= DESCRIPTION OF THE TASK =
Please transcribe the listing below in full and word for word, without its pictures.

= SUPPLIED MATERIAL =
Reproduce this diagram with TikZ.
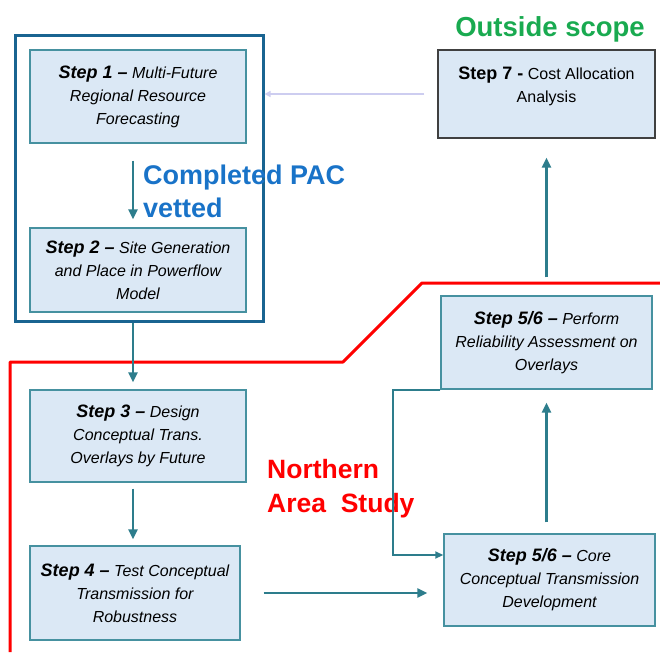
\documentclass[tikz,border=0pt]{standalone}
\usepackage{fontspec}
\setmainfont{Liberation Sans}
\usetikzlibrary{positioning, arrows.meta}
\definecolor{boxfill}{RGB}{219,232,245}
\definecolor{boxline}{RGB}{70,145,160}
\definecolor{flowcol}{RGB}{45,125,140}
\definecolor{pacframe}{RGB}{25,100,145}
\definecolor{pacblue}{RGB}{25,115,200}
\definecolor{scopegreen}{RGB}{25,170,80}
\definecolor{backcol}{RGB}{205,205,240}
\newcommand{\stp}[1]{{\fontsize{18}{23}\selectfont\bfseries #1}}

\begin{document}
\begin{tikzpicture}[x=1pt, y=-1pt, node distance=80pt,
    stepbox/.style={draw=boxline, line width=1.4pt, fill=boxfill, align=center,
      inner sep=0pt, minimum width=216pt, font=\fontsize{16}{23}\selectfont\itshape},
    flow/.style={draw=flowcol, line width=2.6pt, -{Triangle[length=10pt, width=9pt]}},
    feedback/.style={draw=flowcol, line width=1.8pt, -{Triangle[length=8pt, width=7pt]}},
    back/.style={draw=backcol, line width=2.2pt, -{Triangle[length=6pt, width=6pt]}},
    pacbox/.style={draw=pacframe, line width=3pt, inner sep=0pt},
    arealine/.style={draw=red, line width=3pt, line join=round}]
    \useasboundingbox (0,0) rectangle (660,652);

    \node[stepbox, minimum height=93pt] (s1) at (138,96.5)
      {\stp{Step 1 –} Multi-Future\\Regional Resource\\Forecasting};
    \node[stepbox, minimum height=84pt, below=83.6pt of s1] (s2)
      {\stp{Step 2 –} Site Generation\\and Place in Powerflow\\Model};
    \node[stepbox, minimum height=92pt, below=76.6pt of s2] (s3)
      {\stp{Step 3 –} Design\\Conceptual Trans.\\Overlays by Future};
    \node[stepbox, minimum width=210pt, minimum height=94pt, below=62.6pt of s3, xshift=-3pt] (s4)
      {\stp{Step 4 –} Test Conceptual\\Transmission for\\Robustness};

    \node[pacbox, minimum width=248pt, minimum height=285pt] (pac) at (139,178.5) {};

    \node[stepbox, draw=black!75, minimum width=217pt, minimum height=88pt,
      font=\fontsize{16}{23}\selectfont] (s7) at (546.5,94)
      {\stp{Step 7 -} Cost Allocation\\Analysis\\[-4pt]\mbox{}};
    \node[stepbox, minimum width=211pt, minimum height=93pt] (s56a) at (546.5,342.5)
      {\stp{Step 5/6 –} Perform\\Reliability Assessment on\\Overlays};
    \node[stepbox, minimum width=211pt, minimum height=92pt, below=143.6pt of s56a, xshift=3pt] (s56b)
      {\stp{Step 5/6 –} Core\\Conceptual Transmission\\Development};

    \draw[arealine] (10,652) -- (10,362) -- (343,362) -- (422,283) -- (660,283);

    \node[anchor=north west, inner sep=0pt, align=left, text=pacblue,
      font=\fontsize{27}{33}\selectfont\bfseries] (pacl) at (143,165) {Completed PAC\\vetted};
    \node[anchor=base, inner sep=0pt, text=scopegreen,
      font=\fontsize{27.5}{33}\selectfont\bfseries] (outl) at (550,37) {Outside scope};
    \node[anchor=north west, inner sep=0pt, align=left, text=red,
      font=\fontsize{26.5}{34}\selectfont\bfseries] (areal) at (267,459) {Northern\\Area\ \ Study};

    \draw[flow, shorten <=17pt, shorten >=8pt] ([xshift=-5pt]s1.south) -- ([xshift=-5pt]s2.north);
    \draw[flow, shorten >=7pt] ([xshift=-5pt]s2.south |- pac.south) -- ([xshift=-5pt]s3.north);
    \draw[flow, shorten <=6pt, shorten >=6pt] ([xshift=-5pt]s3.south) -- ([xshift=-2pt]s4.north);
    \draw[flow, shorten <=23pt, shorten >=16pt] (s4.east) -- (s4.east -| s56b.west);
    \draw[flow, shorten <=11pt, shorten >=13pt] (s56a.south |- s56b.north) -- (s56a.south);
    \draw[flow, shorten <=18pt, shorten >=19pt] (s56a.north) -- (s7.south);
    \draw[back, shorten <=13pt] (s7.west) -- (s7.west -| pac.east);

    \coordinate (fb) at (393,555);
    \draw[feedback] (s56a.south west) -| (fb) -- (fb -| s56b.west);
  \end{tikzpicture}
\end{document}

= RESPONSE TO THE TASK =
Reproduce this diagram with TikZ.
\documentclass[tikz,border=0pt]{standalone}
\usepackage{fontspec}
\setmainfont{Liberation Sans}
\usetikzlibrary{positioning, arrows.meta}
\definecolor{boxfill}{RGB}{219,232,245}
\definecolor{boxline}{RGB}{70,145,160}
\definecolor{flowcol}{RGB}{45,125,140}
\definecolor{pacframe}{RGB}{25,100,145}
\definecolor{pacblue}{RGB}{25,115,200}
\definecolor{scopegreen}{RGB}{25,170,80}
\definecolor{backcol}{RGB}{205,205,240}
\newcommand{\stp}[1]{{\fontsize{18}{23}\selectfont\bfseries #1}}

\begin{document}
\begin{tikzpicture}[x=1pt, y=-1pt, node distance=80pt,
    stepbox/.style={draw=boxline, line width=1.4pt, fill=boxfill, align=center,
      inner sep=0pt, minimum width=216pt, font=\fontsize{16}{23}\selectfont\itshape},
    flow/.style={draw=flowcol, line width=2.6pt, -{Triangle[length=10pt, width=9pt]}},
    feedback/.style={draw=flowcol, line width=1.8pt, -{Triangle[length=8pt, width=7pt]}},
    back/.style={draw=backcol, line width=2.2pt, -{Triangle[length=6pt, width=6pt]}},
    pacbox/.style={draw=pacframe, line width=3pt, inner sep=0pt},
    arealine/.style={draw=red, line width=3pt, line join=round}]
    \useasboundingbox (0,0) rectangle (660,652);

    \node[stepbox, minimum height=93pt] (s1) at (138,96.5)
      {\stp{Step 1 –} Multi-Future\\Regional Resource\\Forecasting};
    \node[stepbox, minimum height=84pt, below=83.6pt of s1] (s2)
      {\stp{Step 2 –} Site Generation\\and Place in Powerflow\\Model};
    \node[stepbox, minimum height=92pt, below=76.6pt of s2] (s3)
      {\stp{Step 3 –} Design\\Conceptual Trans.\\Overlays by Future};
    \node[stepbox, minimum width=210pt, minimum height=94pt, below=62.6pt of s3, xshift=-3pt] (s4)
      {\stp{Step 4 –} Test Conceptual\\Transmission for\\Robustness};

    \node[pacbox, minimum width=248pt, minimum height=285pt] (pac) at (139,178.5) {};

    \node[stepbox, draw=black!75, minimum width=217pt, minimum height=88pt,
      font=\fontsize{16}{23}\selectfont] (s7) at (546.5,94)
      {\stp{Step 7 -} Cost Allocation\\Analysis\\[-4pt]\mbox{}};
    \node[stepbox, minimum width=211pt, minimum height=93pt] (s56a) at (546.5,342.5)
      {\stp{Step 5/6 –} Perform\\Reliability Assessment on\\Overlays};
    \node[stepbox, minimum width=211pt, minimum height=92pt, below=143.6pt of s56a, xshift=3pt] (s56b)
      {\stp{Step 5/6 –} Core\\Conceptual Transmission\\Development};

    \draw[arealine] (10,652) -- (10,362) -- (343,362) -- (422,283) -- (660,283);

    \node[anchor=north west, inner sep=0pt, align=left, text=pacblue,
      font=\fontsize{27}{33}\selectfont\bfseries] (pacl) at (143,165) {Completed PAC\\vetted};
    \node[anchor=base, inner sep=0pt, text=scopegreen,
      font=\fontsize{27.5}{33}\selectfont\bfseries] (outl) at (550,37) {Outside scope};
    \node[anchor=north west, inner sep=0pt, align=left, text=red,
      font=\fontsize{26.5}{34}\selectfont\bfseries] (areal) at (267,459) {Northern\\Area\ \ Study};

    \draw[flow, shorten <=17pt, shorten >=8pt] ([xshift=-5pt]s1.south) -- ([xshift=-5pt]s2.north);
    \draw[flow, shorten >=7pt] ([xshift=-5pt]s2.south |- pac.south) -- ([xshift=-5pt]s3.north);
    \draw[flow, shorten <=6pt, shorten >=6pt] ([xshift=-5pt]s3.south) -- ([xshift=-2pt]s4.north);
    \draw[flow, shorten <=23pt, shorten >=16pt] (s4.east) -- (s4.east -| s56b.west);
    \draw[flow, shorten <=11pt, shorten >=13pt] (s56a.south |- s56b.north) -- (s56a.south);
    \draw[flow, shorten <=18pt, shorten >=19pt] (s56a.north) -- (s7.south);
    \draw[back, shorten <=13pt] (s7.west) -- (s7.west -| pac.east);

    \coordinate (fb) at (393,555);
    \draw[feedback] (s56a.south west) -| (fb) -- (fb -| s56b.west);
  \end{tikzpicture}
\end{document}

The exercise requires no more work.